Bereng Mpaki and Rethabile Pitso
Basotho subscribers of MMM Global continued to invest in the Ponzi scheme yesterday despite the weekend collapse of Bitcoin—one of the pyramid schemes operated by MMM Global founder and convicted Russian fraudster Sergey Mavrodi.
MMM Global has taken Lesotho by storm with thousands of Basotho from all walks of life investing in the scheme which offers 30 percent returns per month on “deposits” or donations.
Although the Central Bank of Lesotho (CBL) and Consumer Protection Association (CPA) have warned the nation against investing in MMM Global saying it is illegal, Basotho continue to join the scheme and reaping handsome rewards on their donations, as the company calls the deposits.
However, after MMM Global’s Facebook page on Saturday posted a message announcing the Republic of Bitcoin’s closure because the company could not pay depositors the promised 100 percent returns, social media went crazy as local “investors” tried to find out what was going on and if their money was safe.
The Facebook message, which set social media ablaze, read: “We regret to inform you that we have to close down the Republic of Bitcoin (RB). It was an experiment and unfortunately, it failed.
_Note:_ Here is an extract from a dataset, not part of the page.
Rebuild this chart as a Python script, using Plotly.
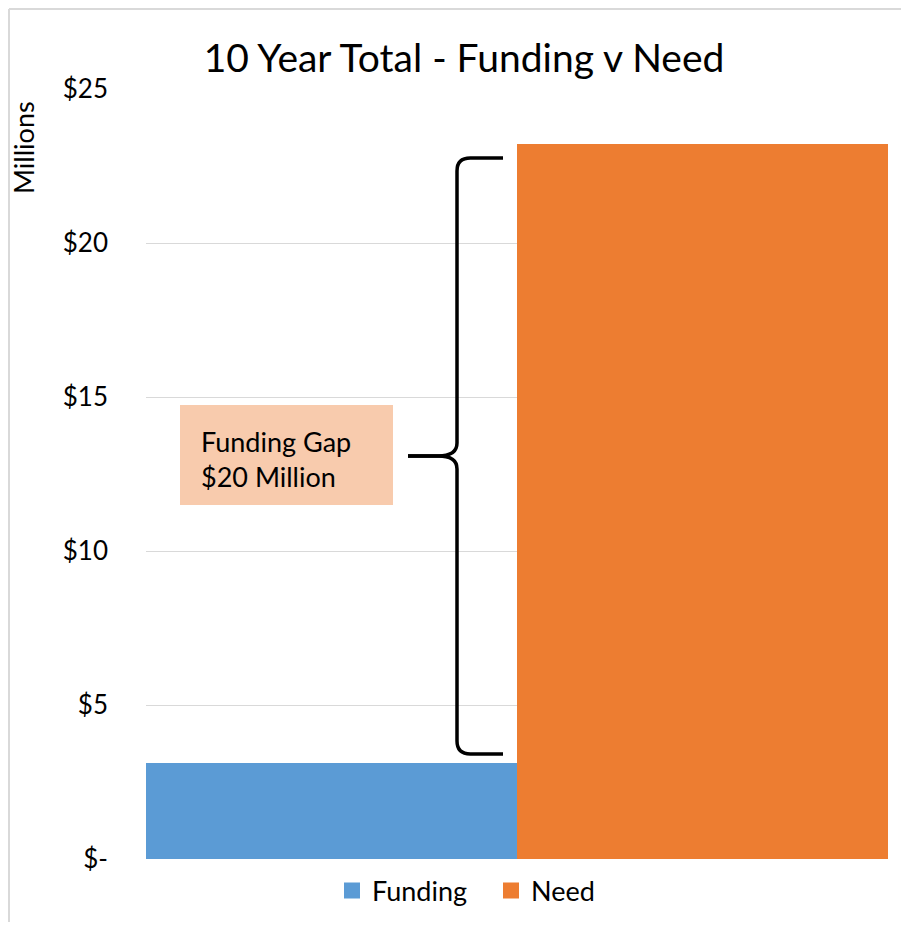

“We are unable to pay the 100% interest rate per month. We can easily pay 30% per month (and we proved it in many countries) but 100% is too much even for us. That’s why the RB will be closed down. All the participants of RB-Mavro will be transferred to the MMM structure of the countries where they come from. If there is no MMM structure in a country, it will be created within two weeks from the date of this announcement. This news is not pleasant but there is nothing that can be done about it. It’s not the end of the world. We just have to wait a bit. We hope for understanding.”
However, after the weekend flurry of social media communication on the future of MMM Global, the anxiety appeared to have abated by yesterday. Investors could be seen making deposits at one of the local banks and dismissing the potential risks of MMM Global, whose founder was said to have gone into hiding after announcing BT’s closure on Saturday.
According to MMM Global members who spoke to the Lesotho Times, Bitcoin’s collapse had either been deliberately blown out of proportion by malicious media outlets or there was genuine lack of understanding of the MMM system.
“I have been an active MMM participant since it was introduced in Lesotho last year and I am well-versed with the system. Here we have an MMM system which enables people to transact using their normal currencies. There is also the Bitcoin feature which works a bit differently and that is the one which was closed, not the entire MMM system,” said one of the MMM Global members who requested anonymity.
Another subscriber said MMM Global was safe and had helped many Basotho reap handsome profits which they would have never realized at regular banks.
Another member wrote on the MMM Lesotho and South Africa Facebook page yesterday: “Mavros are green…let’s do the Mavro dance and shame the media and the banks.”
Another entry on the Facebook page read: “You frighten a person ONCE and frighten him the SECOND time. The THIRD time he won’t listen to you if all your threats don’t materialise. MMM has grown beyond any one man’s control. We are a community that serves and does not enslave other people.”
However, a local economic expert said the closure of MMM RB should serve as a warning to those who had invested in the scheme.
“The fact that one of MMM’s products has closed down suggests that all is not well within the group and the rest of its products could soon follow suit.
“This should be a warning to those who have invested money in MMM that they should withdraw the funds before it is too late,” he said.
The scheme was named after its Russian founders, Sergei Mavrodi, his brother Vyacheslav Mavrodi, and Olga Melnikova- the three Ms standing for their surnames.
It was founded in Russia in 1989, originally importing computers and office equipment. After it was accused of tax evasion in 1992, the scheme moved to financial operations, creating its successful ponzi scheme in 1994.
However, after failing to pay the required tax, the scheme collapsed in 1997, resulting in at least 50 suicides from people who had lost their fortunes. It was one of the world’s largest ponzi schemes and led to stricter regulations on Russia’s stock markets.
In 2007, Sergei Mavrodi was found guilty of defrauding 10,000 investors and jailed for four-and-a-half years.
However, in 2011, he was back with a new pyramid scheme, MMM, which he described as such. “This is a pyramid,” Mavrodi said in his appeal to the nation on his blog. “It is a naked scheme, nothing more … People interact with each other and give each other money. For no reason!”